もう少し分かりやすく見るために、遊撃手が主にカバーすべきであると考えられる「距離3」、「F~M」のゾーンにおける「ゴロ打球」に絞ってデータを抽出します。また、ゾーンを通過して外野まで抜けていったゴロ安打の打球もカウントし、当該ゾーン通過時に「ヒットにさせなかった割合」を表現しています。
定位置付近(I、J)では100%近い確率で処理を行い、そのポイントから離れるに従って数字が落ちていくのは坂本もリーグ平均も同じ傾向です。ただし坂本はいずれのゾーンでも平均を上回っていて、穴とみられるゾーンはありません。打者やシチュエーションによって一定の傾向はあるにせよ、打球がどこへ飛んでくるかを完璧に予測するのは難しいため、どこに飛んできても平均より高い確率で処理できるのは坂本の強みと考えられます。
さらに距離3のゴロ打球を強度別にA、B、Cの三段階に分解して傾向を観察します。強度Aは真芯で捉えた打球、強度Cは定位置から前進して捕球した程度の強さの打球、強度Bはその中間の打球と考えてください。それぞれの打球の割合はA:B:C=1:7:2のイメージです。
一般的に強度Aの打球は、定位置から少し外れるだけで処理できる確率が大きく下がります(ヒットになりやすい)。さすがの坂本でもこれを処理するのは困難ですが、それでもGのゾーンを除いて平均より高い確率で処理できています。また、最も数の多いBの打球、またCの打球でもいずれのゾーンもほぼ平均以上の数字を残しています。打球の強弱やゾーンに関わらず安定感を持ってヒットを阻止することで、坂本は優れたUZRを実現していたということになります。
ここまでゾーン別の打球処理割合を中心に坂本の守備範囲を見てきました。
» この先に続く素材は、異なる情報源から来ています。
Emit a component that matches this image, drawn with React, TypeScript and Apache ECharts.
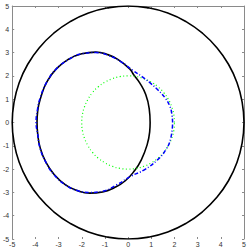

UZRはこうした打球ひとつひとつの処理を得点(=失点阻止)に変換することで、年間でα点分の阻止に成功した、という形で出力されます。例えば走者を一塁に置いた際に距離3・Mゾーンで打球強度Bのゴロを処理すればβ点分の価値があり、ヒットにしてしまうとγ点のマイナスを生む、など。ゾーンごとにこれらの打球の「価値」を積み上げることで、平均に対してどこのゾーンでプラスを生み、マイナスを生んでしまったのかを可視化することができます。
ここまで触れてきた通り、坂本はあらゆるゾーンで安定してプラスを生み出しています。定位置から外れた三遊間寄りや二遊間寄りは相対的にヒットにつながりやすいため、このゾーンの打球を的確に処理できるとプラスにつながりやすく、坂本の“得点源”となっています。
比較例として挙げた田中広輔は、二塁ベース後方では坂本以上のプラスを生んでいますが、定位置付近では平均以下の数字にとどまっていて、この辺りの確実性が今後に向けた田中の課題のひとつとなりそうです。
現在3年連続ゴールデン・グラブ賞を獲得している鳥谷敬は、残念ながら数字の落ち込みが目立つ結果となりました。特に三遊間寄りのマイナスが大きく、深い当たりをさばききれていない姿が浮き彫りとなってしまいました。
現状のUZRは各守備位置の野手がどういったポジショニングを取っていたか、という情報を加味できていないという課題があり、得点化に関するロジックも微調整を続けている段階にあります。いまだ成熟した指標ではない一方、今回取り上げた坂本のように定量的でフェアな選手評価につながる可能性を強く秘めている指標でもあります。それがゴールデン・グラブ賞のように公的な評価につながるかはまた異なる問題となりますが、こうした観点による発信を続けていくことで新たな視点の提供につながれば幸いです。